“I assure you it is,” persisted Harris.
“Well, I’m going the other,” said George; and he turned and went, we, as before, following him.
Along the Ferdinand Strasse Harris and I talked about private lunatic asylums, which, Harris said, were not well managed in England. He said a friend of his, a patient in a lunatic asylum—
George said, interrupting: “You appear to have a large number of friends in lunatic asylums.”
He said it in a most insulting tone, as though to imply that that is where one would look for the majority of Harris’s friends. But Harris did not get angry; he merely replied, quite mildly:
“Well, it really is extraordinary, when one comes to think of it, how many of them have gone that way sooner or later. I get quite nervous sometimes, now.”

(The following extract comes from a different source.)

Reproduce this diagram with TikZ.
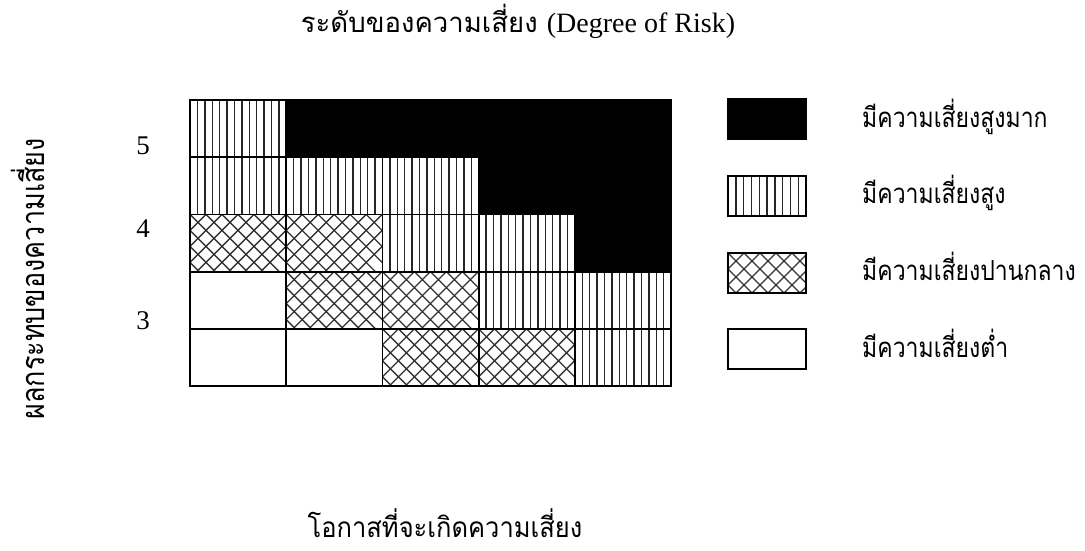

At the corner of the Wenzelsplatz, Harris, who was a few steps ahead of us, paused.
“It’s a fine street, isn’t it?” he said, sticking his hands in his pockets, and gazing up at it admiringly.
George and I followed suit. Two hundred yards away from us, in its very centre, was the third of these ghostly statues. I think it was the best of the three—the most like, the most deceptive. It stood boldly outlined against the wild sky: the horse on its hind legs, with its curiously attenuated tail; the man bareheaded, pointing with his plumed hat to the now entirely visible moon.
“I think, if you don’t mind,” said George—he spoke with almost a pathetic ring in his voice, his aggressiveness had completely fallen from him,—“that I will have that cab, if there’s one handy.”